During World War II, Rosie the Riveter started a woman's revolution by working in factories. Since then, women have made their way into all sectors and levels of the workforce. Today, an increasing number of families in the U.S. have a female breadwinner. And although the salary gap between men and women still exists, according to the U.S. Department of Labor, it is shrinking.

What about the financial services industry, specifically? In November 2009, as reported by FINRA, there were 642,689 registered advisors in the U.S. And according to research firms Cerulli Associates Inc. and Prince & Associates, there will be 400,000 financial advisors in the U.S. by the end of 2010. But accurate data on the number of women in our business is hard to find. More helpful are figures shared by the Financial Planning Association; it has 23,814 members, 27.6% of whom are women. Among the 61,971 CFPs in the U.S., 23% are female.

So, clearly, women are the minority. There are a few commonly cited reasons for this:

    Typically, by middle school, girls begin to score significantly lower in math than boys. By high school, this influences their choice of courses and, ultimately, their career paths, as they shy away from math-related careers. Although relationship skills trump math skills in the daily work of a financial advisor, one can understand why a young woman might not choose it as a career. "Financial advisor" means money; money means numbers; and numbers mean math.

    Women also lack role models in the business and awareness about the field. Financial advising is still a relatively new industry, not as well understood as careers in academia, health care and technology. Because there are fewer women in financial services, there are fewer role models to spread the word that the profession offers excellent opportunities for women.

    After the birth of a child, some women work part time, some stop working for a few years, and others leave the workforce entirely. If a woman does continue her career, she then typically holds two jobs-one outside and one inside the home. While traditional roles may be shifting, we cannot ignore the fact that this presents challenges, particularly for women in financial services. For example, clients' financial goals and needs alter with changing circumstances, and circumstances can change quickly. It is unlikely an advisor can step away for a few years and expect her clients to be waiting when she returns. Stepping away typically means starting over.  
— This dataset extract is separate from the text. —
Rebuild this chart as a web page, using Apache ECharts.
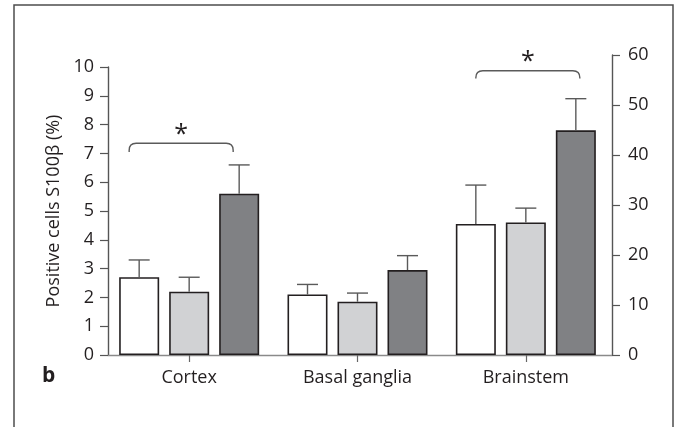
<!DOCTYPE html>
<html>
<head>
<meta charset="utf-8">
<script src="https://cdn.jsdelivr.net/npm/echarts@6/dist/echarts.min.js"></script>
<style>
html,body{margin:0;padding:0;background:#fff;}
#chart{width:678px;height:427px;}
</style>
</head>
<body>
<div id="chart"></div>
<script>
// ---- data ----
const categories = ['Cortex', 'Basal ganglia', 'Brainstem'];
const whiteValues = [2.7, 2.1, 4.55];
const lightValues = [2.2, 1.85, 4.6];
const darkValues  = [5.6, 2.95, 7.8];
const whiteErrTop = [3.3, 2.45, 5.9];
const lightErrTop = [2.7, 2.15, 5.1];
const darkErrTop  = [6.6, 3.45, 8.9];
const leftTicks  = [0,1,2,3,4,5,6,7,8,9,10];
const rightTicks = [0,10,20,30,40,50,60];
const bracketCategory = [0, 2];
const bracketTopValue = [7.35, 9.87];
const bracketEndValue = [7.05, 9.6];
const bracketMark = ['*', '*'];
const yTitle = 'Positive cells S100β (%)';
const panelLabel = 'b';

// ---- layout / style ----
const FONT = "'Open Sans', 'Noto Sans', sans-serif";
const BAR_W = 40, BAR_STEP = 50, CAP_HALF = 10.5;
const bracketShiftPx = [-8, 2];
const BRACKET_HALF = 52, BRACKET_R = 7;

const chart = echarts.init(document.getElementById('chart'), null, {renderer: 'canvas'});

const seriesVals = [whiteValues, lightValues, darkValues];
const seriesErr = [whiteErrTop, lightErrTop, darkErrTop];
const fills = ['#ffffff', '#d1d2d4', '#808184'];

const errData = [];
seriesVals.forEach((vals, s) => vals.forEach((v, c) => errData.push([c, v, seriesErr[s][c], s])));
const bracketData = bracketCategory.map((c, i) => [c, bracketTopValue[i], bracketEndValue[i], i]);

const barSeries = seriesVals.map((vals, s) => ({
  type: 'bar', xAxisIndex: 0, yAxisIndex: 0,
  data: vals, barWidth: BAR_W, barGap: '25%',
  itemStyle: {color: fills[s], borderColor: '#231f20', borderWidth: 1.6},
  silent: true, animation: false, z: 2
}));

const option = {
  animation: false,
  grid: [
    {left: 105, right: 68, top: 67, bottom: 72},
    {left: 108, right: 66, top: 67, bottom: 72},
    {left: 108, right: 66, top: 55, bottom: 72}
  ],
  xAxis: [
    {type: 'category', gridIndex: 0, data: categories,
     axisLine: {show: false},
     axisTick: {show: true, alignWithLabel: true, length: 7, lineStyle: {color: '#666', width: 1.2}},
     axisLabel: {fontFamily: FONT, fontSize: 18, color: '#231f20', margin: 14}},
    {type: 'value', gridIndex: 1, min: 0, max: 1,
     axisLine: {show: true, onZero: false, lineStyle: {color: '#8a8a8a', width: 1.4}},
     axisTick: {show: false}, axisLabel: {show: false}, splitLine: {show: false}},
    {type: 'value', gridIndex: 2, min: 0, max: 1, show: false}
  ],
  yAxis: [
    {type: 'value', gridIndex: 0, min: 0, max: 10, show: false},
    {type: 'value', gridIndex: 1, min: leftTicks[0], max: leftTicks[leftTicks.length-1], interval: 1,
     name: yTitle, nameLocation: 'middle', nameGap: 43, nameRotate: 90,
     nameTextStyle: {fontFamily: FONT, fontSize: 18, color: '#231f20'},
     axisLine: {show: true, onZero: false, lineStyle: {color: '#555', width: 1.4}},
     axisTick: {show: true, length: 8, lineStyle: {color: '#555', width: 1.2}},
     axisLabel: {fontFamily: FONT, fontSize: 18, color: '#231f20', margin: 14},
     splitLine: {show: false}},
    {type: 'value', gridIndex: 2, position: 'right', min: rightTicks[0], max: rightTicks[rightTicks.length-1], interval: 10,
     axisLine: {show: true, onZero: false, lineStyle: {color: '#555', width: 1.4}},
     axisTick: {show: true, length: 8, lineStyle: {color: '#555', width: 1.2}},
     axisLabel: {fontFamily: FONT, fontSize: 18, color: '#231f20', margin: 16},
     splitLine: {show: false}}
  ],
  graphic: [
    {type: 'rect', shape: {x: 14, y: 5, width: 659, height: 460},
     style: {fill: 'none', stroke: '#4d4d4d', lineWidth: 1.5}, silent: true},
    {type: 'text', left: 42, top: 366,
     style: {text: panelLabel, font: "bold 21px " + FONT, fill: '#231f20'}}
  ],
  series: barSeries.concat([
    {type: 'custom', xAxisIndex: 0, yAxisIndex: 0, data: errData, z: 3, silent: true,
     renderItem: function (params, api) {
       const c = api.value(0), s = api.value(3);
       const x = api.coord([c, 0])[0] + (s - 1) * BAR_STEP;
       const y0 = api.coord([c, api.value(1)])[1];
       const y1 = api.coord([c, api.value(2)])[1];
       const st = {stroke: '#5a5a5a', lineWidth: 1.4};
       return {type: 'group', children: [
         {type: 'line', shape: {x1: x, y1: y0, x2: x, y2: y1}, style: st},
         {type: 'line', shape: {x1: x - CAP_HALF, y1: y1, x2: x + CAP_HALF, y2: y1}, style: st}
       ]};
     }},
    {type: 'custom', xAxisIndex: 0, yAxisIndex: 0, data: bracketData, z: 3, silent: true,
     renderItem: function (params, api) {
       const c = api.value(0), i = api.value(3);
       const cx = api.coord([c, 0])[0] + bracketShiftPx[i];
       const yt = api.coord([c, api.value(1)])[1];
       const ye = api.coord([c, api.value(2)])[1];
       const xl = cx - BRACKET_HALF, xr = cx + BRACKET_HALF, r = BRACKET_R;
       const path = 'M' + xl + ' ' + ye + ' L' + xl + ' ' + (yt + r) +
         ' Q' + xl + ' ' + yt + ' ' + (xl + r) + ' ' + yt +
         ' L' + (xr - r) + ' ' + yt +
         ' Q' + xr + ' ' + yt + ' ' + xr + ' ' + (yt + r) +
         ' L' + xr + ' ' + ye;
       return {type: 'group', children: [
         {type: 'path', shape: {pathData: path}, style: {fill: 'none', stroke: '#5a5a5a', lineWidth: 1.4}},
         {type: 'text', x: cx, y: yt - 21,
          style: {text: bracketMark[i], font: '25px ' + FONT, fill: '#231f20', textAlign: 'center', textVerticalAlign: 'top'}}
       ]};
     }}
  ])
};
chart.setOption(option);
</script>
</body>
</html>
Evolution: The Profession's Embrace Of Woman
How do female advisors overcome traditional barriers? The answer appears to be: one advisor and one story at a time. What follows are the stories of four successful women who have been in the industry for 30 years or more.

Deb's story. Debra Brede of D.K. Brede Investment Management Company, Inc. in Needham, Mass., had been planning to attend medical school, but first went to work as an assistant in a wirehouse the summer before she was to start her premed program. But sometimes when you're planning other things, life takes over.

She learned her role quickly, displaying a talent for solving operational problems. When her supervisor suddenly died, she got a promotion. As it happened, the firm was about to merge, and she became the "go-to" person sent to address operational issues at multiple branches in the newly formed organization.

After so many twists of fate, Deb put aside medicine and instead decided to become an advisor. After an 18-month training program, she began to build a solid book of clients by working many hours, including weekends.